In a new Body Farm novel, Jefferson Bass heaps Job-like catastrophes on the famous forensic anthropologist

The Breaking Point by Jefferson Bass—a pseudonym for the writing team of journalist Jon Jefferson and anthropologist Bill Bass—is the ninth in a crime series featuring the Body Farm near the University of Tennessee in Knoxville, where human bodies are allowed to decompose under a variety of natural conditions. Founded by Bass, the now-retired head of the UT anthropology department, the Body Farm has yielded important real-life forensic research and crime-solving tools since 1981. Jefferson Bass exploits these tools as the fictional Bill Brockton, modeled on Bass, unravels murders, suicides, and accidents in a compelling series of thrillers with unique technical verisimilitude.

In The Breaking Point, Brockton, well-known to national investigative agencies like the DEA and the NTSB, is brought in by the FBI to consult on an investigation into a twin-engine jet’s crash into a mountain east of San Diego. The plane’s lone occupant was presumed to be a celebrity humanitarian, an expert pilot. In digging systematically through the wreckage, Brockton finds the pilot’s charred teeth and confirms the FBI’s original theory: the crash was caused by pilot error or suicide.

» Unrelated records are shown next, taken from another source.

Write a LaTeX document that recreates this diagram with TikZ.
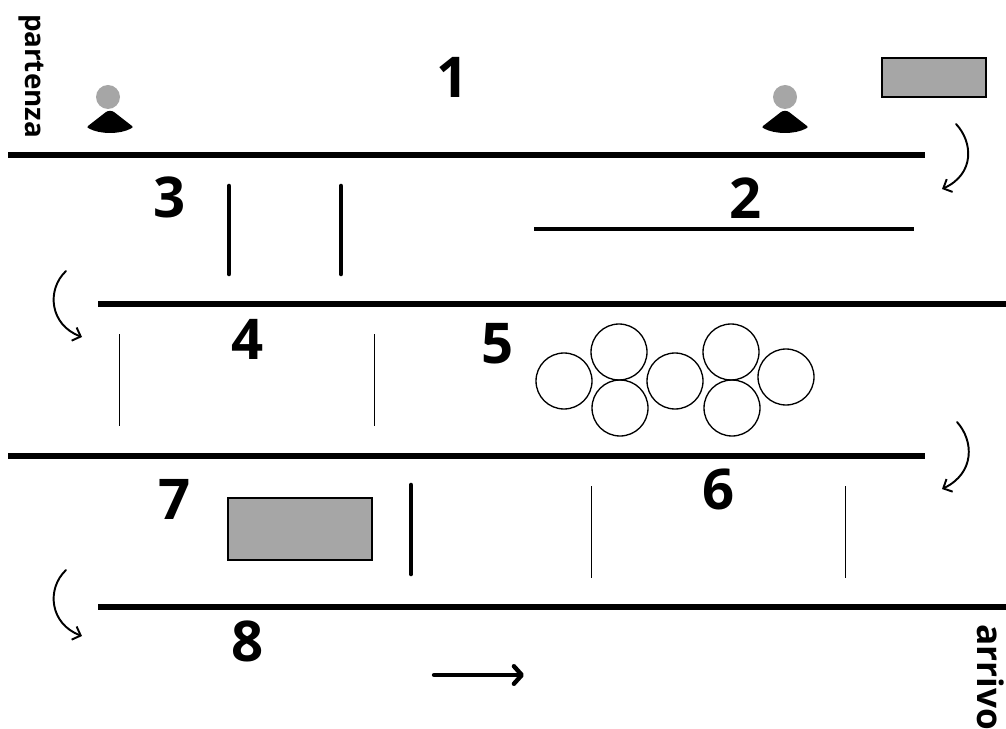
\documentclass[tikz,border=0pt]{standalone}
\usepackage{fontspec}
\setmainfont{Open Sans}
\usetikzlibrary{arrows.meta}

\definecolor{boxgray}{HTML}{A6A6A6}

\begin{document}
\begin{tikzpicture}[
    x=0.02cm, y=-0.02cm,
    font=\bfseries,
    wall/.style={line width=2.9pt},
    track/.style={line width=1.9pt},
    bar/.style={line width=2.6pt, line cap=round},
    gate/.style={line width=0.5pt},
    cone/.style={circle, draw=black, line width=0.75pt, minimum size=1.12cm, inner sep=0pt},
    obstacle/.style={draw=black, line width=1.3pt, fill=boxgray},
    turn/.style={line width=1.1pt, line cap=round, -{Straight Barb[length=4pt, width=8pt, line width=1.1pt]}},
    direction/.style={line width=2.5pt, line cap=round, -{Straight Barb[length=4.5pt, width=10pt, line width=2.5pt, round]}},
    number/.style={font=\fontsize{32}{32}\selectfont\bfseries, inner sep=0pt},
    place/.style={font=\bfseries, inner sep=0pt, rotate=-90},
]

\useasboundingbox (0,0) rectangle (1006,729);

% --- Long walls ---
\draw[wall] (8,155) -- (925,155);
\draw[wall] (98,304) -- (1006,304);
\draw[wall] (8,456) -- (925,456);
\draw[wall] (98,607) -- (1006,607);

% --- Line in section 2 ---
\draw[track] (534,229) -- (914,229);

% --- Bars and gates ---
\foreach \x/\top/\bot in {229/186/274, 341/186/274, 411/485/574}{
    \draw[bar] (\x,\top) -- (\x,\bot);
}
\foreach \x/\top/\bot in {119/334/426, 374/334/426, 591/486/578, 845/486/578}{
    \draw[gate] (\x,\top) -- (\x,\bot);
}

% --- Persons ---
\foreach \xh/\x in {108/110, 785/785}{
    \fill[boxgray] (\xh,97) circle[radius=12];
    \fill (\x-4,112) .. controls (\x-2,110.5) and (\x+2,110.5) .. (\x+4,112)
        -- (\x+22,126) .. controls (\x+23,127) and (\x+23,127.5) .. (\x+21,128.5)
        .. controls (\x+10,134.5) and (\x-10,134.5) .. (\x-21,128.5)
        .. controls (\x-23,127.5) and (\x-23,127) .. (\x-22,126) -- cycle;
}

% --- Grey boxes ---
\draw[obstacle] (882,58) rectangle (986,97);
\draw[obstacle] (228,498) rectangle (372,560);

% --- Cones in section 5 ---
\foreach \name/\x/\y in {a/564/381, b/619/352, c/620/408, d/675/381, e/731/352, f/732/408, g/786/377}{
    \node[cone] (cone\name) at (\x,\y) {};
}

% --- Turning arrows ---
\draw[turn] (956,124) .. controls (973,142) and (975,174) .. (942,189);
\draw[turn] (66,271) .. controls (46,290) and (50,325) .. (82,337);
\draw[turn] (957,422) .. controls (974,441) and (975,473) .. (942,489);
\draw[turn] (66,570) .. controls (46,589) and (50,624) .. (82,636);

% --- Driving direction ---
\draw[direction] (434,675) -- (524,675);

% --- Section numbers ---
\node[number] (n1) at (453,77)  {1};
\node[number] (n2) at (746,198) {2};
\node[number] (n3) at (170,197) {3};
\node[number] (n4) at (248,339) {4};
\node[number] (n5) at (498,344) {5};
\node[number] (n6) at (719,489) {6};
\node[number] (n7) at (175,499) {7};
\node[number] (n8) at (248,641) {8};

% --- Start and finish ---
\node[place, font=\fontsize{15.8}{15.8}\selectfont\bfseries] (start) at (31,76) {partenza};
\node[place, font=\fontsize{20}{20}\selectfont\bfseries] (finish) at (991,677) {arrivo};

\end{tikzpicture}
\end{document}
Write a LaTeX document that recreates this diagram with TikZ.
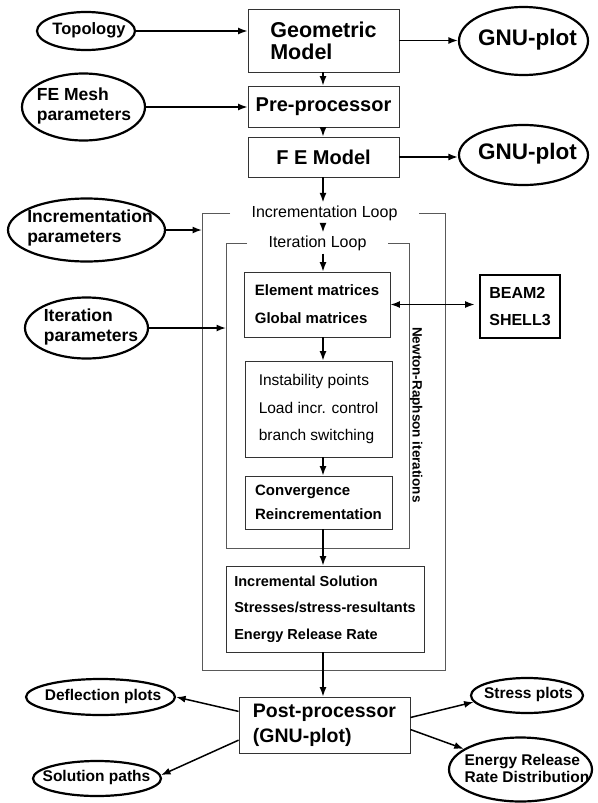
\documentclass[tikz,border=0pt]{standalone}
\usepackage{fontspec}
\setmainfont{Liberation Sans}
\usetikzlibrary{shapes.geometric,arrows.meta,calc}
\begin{document}
\begin{tikzpicture}[x=1pt,y=-1pt,
  ell/.style={draw, line width=2.2pt, ellipse, inner sep=0pt},
  etext/.style={font=\bfseries\fontsize{17.5}{19.5}\selectfont, align=left, inner sep=0pt},
  btext/.style={font=\bfseries\fontsize{15.5}{17.5}\selectfont, align=left, inner sep=0pt},
  gtext/.style={font=\bfseries\fontsize{22.5}{24}\selectfont, inner sep=0pt},
  bx/.style={draw=black!80, line width=0.9pt, rectangle, inner sep=0pt, align=left},
  arr/.style={-{Latex[length=9.5pt,width=7pt]}, line width=1.5pt},
  darr/.style={{Latex[length=9.5pt,width=7pt]}-{Latex[length=9.5pt,width=7pt]}, line width=1.5pt},
  loopframe/.style={draw=black!65, line width=0.8pt},
  ttl/.style={font=\fontsize{16}{18}\selectfont, inner sep=3pt}
]
\useasboundingbox (0,0) rectangle (597,803);
\fill[white] (0,0) rectangle (597,803);

% ellipses
\node[ell, minimum width=98pt, minimum height=38pt] (topo) at (86,31) {};
\node[etext, font=\bfseries\fontsize{16.5}{18}\selectfont] (topoT) at (89,30) {Topology};
\node[ell, minimum width=123pt, minimum height=67pt] (mesh) at (83.5,107) {};
\node[etext] (meshT) at (84,106) {FE Mesh\\parameters};
\node[ell, minimum width=157pt, minimum height=63pt] (incr) at (86.5,230) {};
\node[etext] (incrTx) at (90,228) {Incrementation\\parameters};
\node[ell, minimum width=123pt, minimum height=61pt] (iter) at (86.5,328) {};
\node[etext] (iterTx) at (91,327) {Iteration\\parameters};
\node[ell, minimum width=129pt, minimum height=68pt] (gnu1) at (523.5,41) {};
\node[gtext] (gnu1T) at (527.5,40) {GNU-plot};
\node[ell, minimum width=129pt, minimum height=60pt] (gnu2) at (523.5,155) {};
\node[gtext] (gnu2T) at (527.5,154) {GNU-plot};
\node[ell, minimum width=149pt, minimum height=36pt] (defl) at (100.5,697) {};
\node[btext] (deflT) at (103,696) {Deflection plots};
\node[ell, minimum width=128pt, minimum height=35pt] (sol) at (97,778.5) {};
\node[btext] (solT) at (96.5,777.5) {Solution paths};
\node[ell, minimum width=112pt, minimum height=35pt] (stress) at (527,695.5) {};
\node[btext] (stressT) at (528.5,694.5) {Stress plots};
\node[ell, minimum width=143pt, minimum height=64pt] (energy) at (520.5,769.5) {};
\node[btext] (energyT) at (527,768.5) {Energy Release\\Rate Distribution};

% boxes
\node[bx, minimum width=151pt, minimum height=63pt, font=\bfseries\fontsize{21.5}{22}\selectfont] (geo) at (323.5,40.5) {Geometric\\Model};
\node[bx, minimum width=151pt, minimum height=41pt, font=\bfseries\fontsize{20}{22}\selectfont] (pre) at (323.5,106.5) {Pre-processor};
\node[bx, minimum width=151pt, minimum height=40pt, font=\bfseries\fontsize{20}{22}\selectfont] (fe) at (323.5,157) {F E Model};
\node[ttl] (incrT) at (324.5,213) {Incrementation Loop};
\node[ttl] (iterT) at (317.5,243) {Iteration Loop};
\node[bx, minimum width=146pt, minimum height=65pt, font=\bfseries\fontsize{15}{28}\selectfont] (elem) at (317,304.5) {Element matrices\\Global matrices};
\node[bx, minimum width=147pt, minimum height=96pt, font=\fontsize{15.5}{27.5}\selectfont] (inst) at (318.5,409) {Instability points\\Load incr. control\\branch switching};
\node[bx, minimum width=147pt, minimum height=53pt, font=\bfseries\fontsize{15}{24}\selectfont] (conv) at (318.5,502.5) {Convergence\\Reincrementation};
\node[bx, minimum width=198pt, minimum height=86pt, font=\bfseries\fontsize{14.5}{26.5}\selectfont] (incs) at (325,609) {Incremental Solution\\Stresses/stress-resultants\\Energy Release Rate};
\node[bx, minimum width=171pt, minimum height=56pt, font=\bfseries\fontsize{19.5}{25}\selectfont] (post) at (324.5,725) {Post-processor\\(GNU-plot)};
\node[bx, draw=black, line width=2.8pt, minimum width=80pt, minimum height=63pt, font=\bfseries\fontsize{16}{27}\selectfont] (beam) at (520,306.5) {BEAM2\\SHELL3};
\node[rotate=-90, inner sep=0pt, font=\bfseries\fontsize{13.5}{15}\selectfont] (newton) at (416,415) {Newton-Raphson iterations};

% loop frames
\coordinate (oTL) at (202,213);
\coordinate (oBR) at (445,670);
\coordinate (iTL) at (226,243);
\coordinate (iBR) at (409,548);
\draw[loopframe] (230,213) -- (oTL) -- (oTL |- oBR) -- (oBR) -- (oBR |- oTL) -- (419,213);
\draw[loopframe] (247,243) -- (iTL) -- (iTL |- iBR) -- (iBR) -- (iBR |- iTL) -- (388,243);

% connectors
\coordinate (col) at (323,0);
\draw[arr] (topo.east) -- (topo.east -| geo.west);
\draw[arr] (mesh.east) -- (mesh.east -| pre.west);
\draw[arr] (geo.east) -- (geo.east -| gnu1.west);
\draw[arr] (fe.east) -- (fe.east -| gnu2.west);
\draw[arr] (incr.east) -- (incr.east -| oTL);
\draw[arr] (iter.east) -- (iter.east -| iTL);
\draw[arr] (geo.south -| col) -- (pre.north -| col);
\draw[arr] (pre.south -| col) -- (fe.north -| col);
\draw[arr] (fe.south -| col) -- (incrT.north -| col);
\draw[arr] (incrT.south -| col) -- (iterT.north -| col);
\draw[arr] (iterT.south -| col) -- (elem.north -| col);
\draw[arr] (elem.south -| col) -- (inst.north -| col);
\draw[arr] (inst.south -| col) -- (conv.north -| col);
\draw[arr] (conv.south -| col) -- (incs.north -| col);
\draw[arr] (incs.south -| col) -- (post.north -| col);
\draw[darr, shorten >=4pt] (elem.east) -- (elem.east -| beam.west);
\draw[arr] (post.171) -- (defl.east);
\draw[arr] (post.190) -- (sol.3);
\draw[arr] (post.5) -- (stress.187);
\draw[arr] (post.-3) -- (energy.160);
\end{tikzpicture}
\end{document}
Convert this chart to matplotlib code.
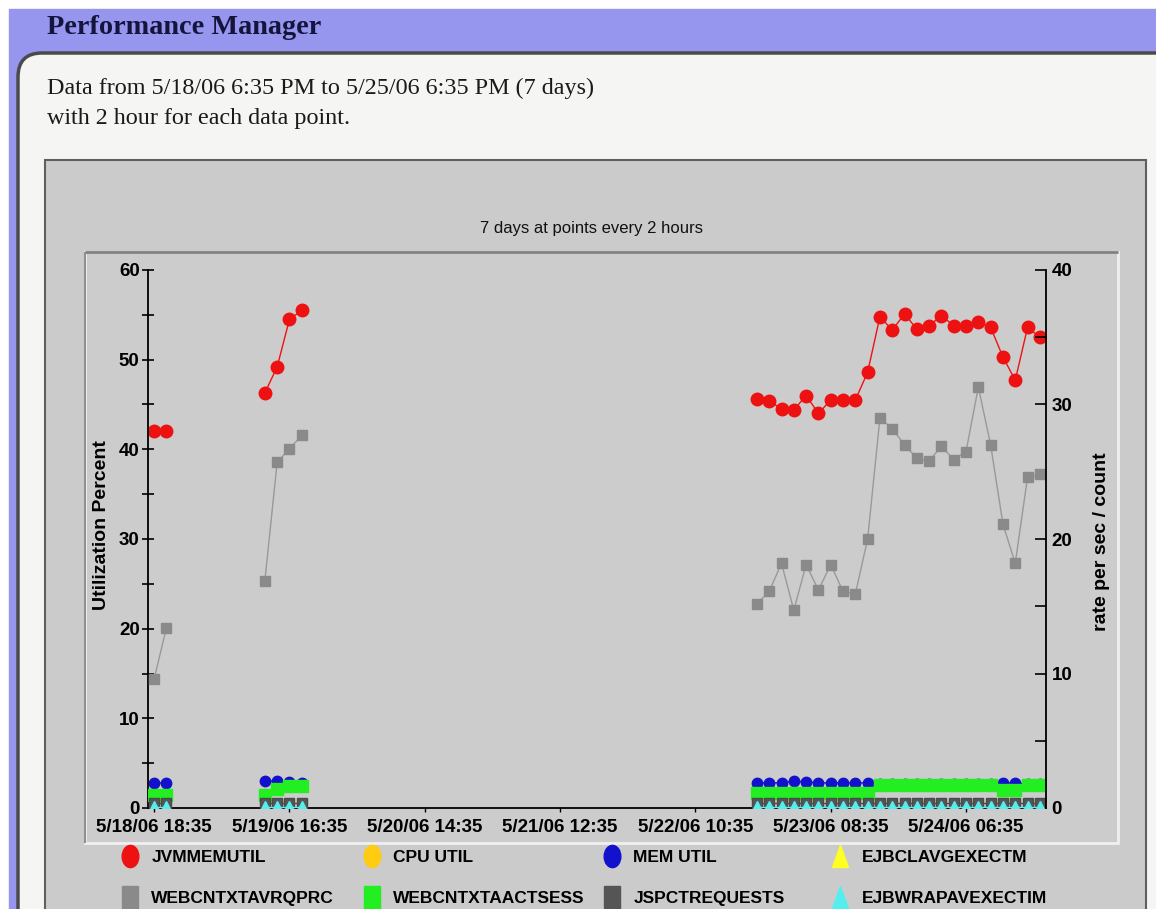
import numpy as np
import pandas as pd
import matplotlib
matplotlib.use("Agg")
from matplotlib import pyplot as plt
from matplotlib import font_manager
from matplotlib.lines import Line2D
from matplotlib.markers import MarkerStyle
from matplotlib.patches import Rectangle, FancyBboxPatch
from matplotlib.transforms import Affine2D

W, H = 1156, 909

# time slots: one point every 2 hours starting 5/18/06 18:35
START = "2006-05-18 18:35"
N_SLOTS = 73
OBSERVED = [0, 1, 9, 10, 11, 12] + list(range(49, 73))

TICK_LABELS = ["5/18/06 18:35", "5/19/06 16:35", "5/20/06 14:35", "5/21/06 12:35",
               "5/22/06 10:35", "5/23/06 08:35", "5/24/06 06:35"]

# left axis (Utilization Percent)
JVMMEMUTIL = [42.0, 42.0,
              46.3, 49.2, 54.5, 55.5,
              45.6, 45.4, 44.5, 44.4, 46.0, 44.0, 45.5, 45.5, 45.5, 48.6,
              54.8, 53.3, 55.1, 53.4, 53.8, 54.9, 53.8, 53.8, 54.2, 53.6,
              50.3, 47.7, 53.6, 52.5]
CPU_UTIL = []
MEM_UTIL = [2.8, 2.8,
            3.0, 3.0, 2.9, 2.8,
            2.8, 2.8, 2.8, 3.0, 2.9, 2.8, 2.8, 2.8, 2.8, 2.8,
            2.7, 2.7, 2.7, 2.7, 2.7, 2.7, 2.7, 2.7, 2.7, 2.7,
            2.8, 2.8, 2.7, 2.7]

# right axis (rate per sec / count)
EJBCLAVGEXECTM = []
WEBCNTXTAVRQPRC = [9.6, 13.4,
                   16.9, 25.7, 26.7, 27.7,
                   15.2, 16.1, 18.2, 14.7, 18.1, 16.2, 18.1, 16.1, 15.9, 20.0,
                   29.0, 28.2, 27.0, 26.0, 25.8, 26.9, 25.9, 26.5, 31.3, 27.0,
                   21.1, 18.2, 24.6, 24.8]
WEBCNTXTAACTSESS = [1.0, 1.0,
                    1.0, 1.4, 1.6, 1.6,
                    1.1, 1.1, 1.1, 1.1, 1.1, 1.1, 1.1, 1.1, 1.1, 1.1,
                    1.7, 1.7, 1.7, 1.7, 1.7, 1.7, 1.7, 1.7, 1.7, 1.7,
                    1.35, 1.35, 1.7, 1.7]
JSPCTREQUESTS = [0.4] * 30
EJBWRAPAVEXECTIM = [0.05] * 30


def pick(*names):
    avail = {f.name for f in font_manager.fontManager.ttflist}
    for n in names:
        if n in avail:
            return n
    return "DejaVu Sans"


SERIF = pick("Liberation Serif", "DejaVu Serif")
SANS = pick("Liberation Sans", "DejaVu Sans")
NARROW = pick("Liberation Sans Narrow", "Liberation Sans")


def spread(values):
    # put the observed values on the full 2-hour grid, gaps as NaN
    full = np.full(N_SLOTS, np.nan)
    if len(values):
        full[OBSERVED] = values
    return full


times = pd.date_range(START, periods=N_SLOTS, freq="2h")
slots = np.arange(N_SLOTS)
tick_pos = [times.get_loc(pd.to_datetime(t, format="%m/%d/%y %H:%M")) for t in TICK_LABELS]

fig = plt.figure(figsize=(W / 100, H / 100), dpi=100)

# page decoration, drawn in pixel units
bg = fig.add_axes([0, 0, 1, 1])
bg.set_xlim(0, W)
bg.set_ylim(H, 0)
bg.axis("off")
bg.add_patch(Rectangle((0, 0), W, H, color="white"))
bg.add_patch(Rectangle((9, 9), W, H, color="#9696ee"))
bg.add_patch(FancyBboxPatch((18, 53), W + 60, H, boxstyle="round,pad=0,rounding_size=24",
                            fc="#f5f5f3", ec="#4a4a4a", lw=2.5))
bg.add_patch(Rectangle((45, 160), 1101, 800, fc="#cbcbcb", ec="#5f5f5f", lw=1.5))
bg.add_patch(Rectangle((85, 252), 1033, 591, fc="#cccccc", ec="#f0f0f0", lw=2))
bg.hlines(252, 85, 1118, color="#808080", lw=2)
bg.vlines(85, 252, 843, color="#909090", lw=1.5)

bg.text(47, 34, "Performance Manager", family=SERIF, weight="bold", size=20.3,
        color="#14143c", va="baseline")
bg.text(47, 94, "Data from 5/18/06 6:35 PM to 5/25/06 6:35 PM (7 days)",
        family=SERIF, size=17.4, color="#1a1a1a", va="baseline")
bg.text(47, 124, "with 2 hour for each data point.",
        family=SERIF, size=17.4, color="#1a1a1a", va="baseline")
bg.text(592, 228, "7 days at points every 2 hours", family=NARROW, size=12,
        ha="center", va="center", color="#111111")

# main chart
ax = fig.add_axes([148 / W, 1 - 808 / H, 898 / W, 538 / H])
ax.set_facecolor("#cccccc")
ax.set_xlim(-0.5, N_SLOTS - 0.5)
ax.set_ylim(0, 60)
ax2 = ax.twinx()
ax2.set_ylim(0, 40)

l_jvm, = ax.plot(slots, spread(JVMMEMUTIL), color="#ee1111", lw=1.0, marker="o",
                 ms=9, mec="#ee1111", label="JVMMEMUTIL")
l_cpu, = ax.plot(slots, spread(CPU_UTIL), color="#ffcc11", lw=1.0, marker="o",
                 ms=8, label="CPU UTIL")
l_mem, = ax.plot(slots, spread(MEM_UTIL), color="#1212cc", lw=1.0, marker="o",
                 ms=7.5, label="MEM UTIL")
l_ejbcl, = ax2.plot(slots, spread(EJBCLAVGEXECTM), color="#ffff22", lw=1.0, marker="^",
                    ms=7, label="EJBCLAVGEXECTM")
l_web, = ax2.plot(slots, spread(WEBCNTXTAVRQPRC), color="#999999", lw=1.0, marker="s",
                  ms=7.5, mfc="#8a8a8a", mec="#8a8a8a", label="WEBCNTXTAVRQPRC")
l_sess, = ax2.plot(slots, spread(WEBCNTXTAACTSESS), color="#22ee22", lw=1.0, marker="s",
                   ms=8.5, label="WEBCNTXTAACTSESS")
l_jsp, = ax2.plot(slots, spread(JSPCTREQUESTS), color="#4a4a4a", lw=1.0, marker="s",
                  ms=7.5, mfc="#555555", label="JSPCTREQUESTS")
l_wrap, = ax2.plot(slots, spread(EJBWRAPAVEXECTIM), color="#55eeee", lw=1.0, marker="^",
                   ms=8, label="EJBWRAPAVEXECTIM")

for s in ["top", "right"]:
    ax.spines[s].set_visible(False)
for s in ["top", "left", "bottom"]:
    ax2.spines[s].set_visible(False)
for sp in [ax.spines["left"], ax.spines["bottom"], ax2.spines["right"]]:
    sp.set_color("black")
    sp.set_linewidth(1.3)

tick_font = dict(family=SANS, weight="bold", size=13.5)
ax.set_yticks(np.arange(0, 61, 10))
ax.set_yticks(np.arange(5, 60, 10), minor=True)
ax.set_yticklabels([str(v) for v in range(0, 61, 10)], **tick_font)
ax.tick_params(axis="y", which="both", direction="inout", length=8, width=1.2, pad=2)
ax2.set_yticks(np.arange(0, 41, 10))
ax2.set_yticks(np.arange(5, 40, 10), minor=True)
ax2.set_yticklabels([str(v) for v in range(0, 41, 10)], **tick_font)
ax2.tick_params(axis="y", which="both", direction="in", length=8, width=1.2, pad=4)
ax.set_xticks(tick_pos)
ax.set_xticklabels(TICK_LABELS, **tick_font)
ax.tick_params(axis="x", direction="out", length=3, width=1.0, pad=5)

ax.set_ylabel("Utilization Percent", family=SANS, weight="bold", size=14)
ax.yaxis.set_label_coords((110 - 148) / 898, (808 - 525) / 538)
ax2.set_ylabel("rate per sec / count", family=SANS, weight="bold", size=14)
ax2.yaxis.set_label_coords((1093 - 148) / 898, (808 - 542) / 538)

# legend: four columns, two rows
tall = Affine2D().scale(0.75, 1.0)
def proxy(line, marker):
    return Line2D([], [], linestyle="none", color=line.get_color(),
                  marker=MarkerStyle(marker, transform=tall), markersize=16,
                  mfc=line.get_markerfacecolor(), mec=line.get_markerfacecolor())

columns = [(l_jvm, "o", l_web, "s", 130), (l_cpu, "o", l_sess, "s", 372),
           (l_mem, "o", l_jsp, "s", 612), (l_ejbcl, "^", l_wrap, "^", 840)]
for a, ma, b, mb, x in columns:
    leg = fig.legend(handles=[proxy(a, ma), proxy(b, mb)],
                     labels=[a.get_label(), b.get_label()],
                     loc="center left", bbox_to_anchor=((x - 9) / W, 1 - 878 / H),
                     frameon=False, handlelength=1.0, handletextpad=0.75,
                     borderpad=0, borderaxespad=0, labelspacing=1.5,
                     prop=dict(family=NARROW, weight="bold", size=12.5))

fig.savefig("out.png", dpi=100)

Not everybody is convinced, however, and there are hints of intrigue and foul play. Back in his campus lab, Brockton looks more closely at the evidence and has to admit the recovered teeth bear marks that might suggest they were pulled. Could the pilot be alive somewhere minus his teeth? Was he murdered before somebody else piloting the plane bailed out and sent it on to crash into the mountain? In either case, Brockton’s credibility with the FBI is damaged, and the complexity of the problem defies any clear explanation. The case, Jefferson Bass writes, seems “to be turning Occam’s razor on its head; the more complex and bizarre the explanation, the closer it seemed to stumble toward some grotesque, distorted, funhouse-mirrored travesty of truth.”

Meanwhile, other disasters accumulate. A journalist accuses Brockton of using deceased veterans in his Body Farm research, and the resulting publicity and possible loss of state funding spurs a university investigation. Threats from an incarcerated psychopath rattle Brockton’s already stressed psyche. And a former student reports seeing Brockton’s wife meeting another man. “I felt myself being cudgeled,” Brockton laments. “Rhythmically, ceaselessly cudgeled.”

The novel is full of tension, mystery, danger, suspense, and all the elements that make for a page-turning read that also educates the reader in some of the finer points of forensic identification. Brockton is a capable and likeable sort—brave, determined, and resourceful under circumstances that no man should ever have to endure.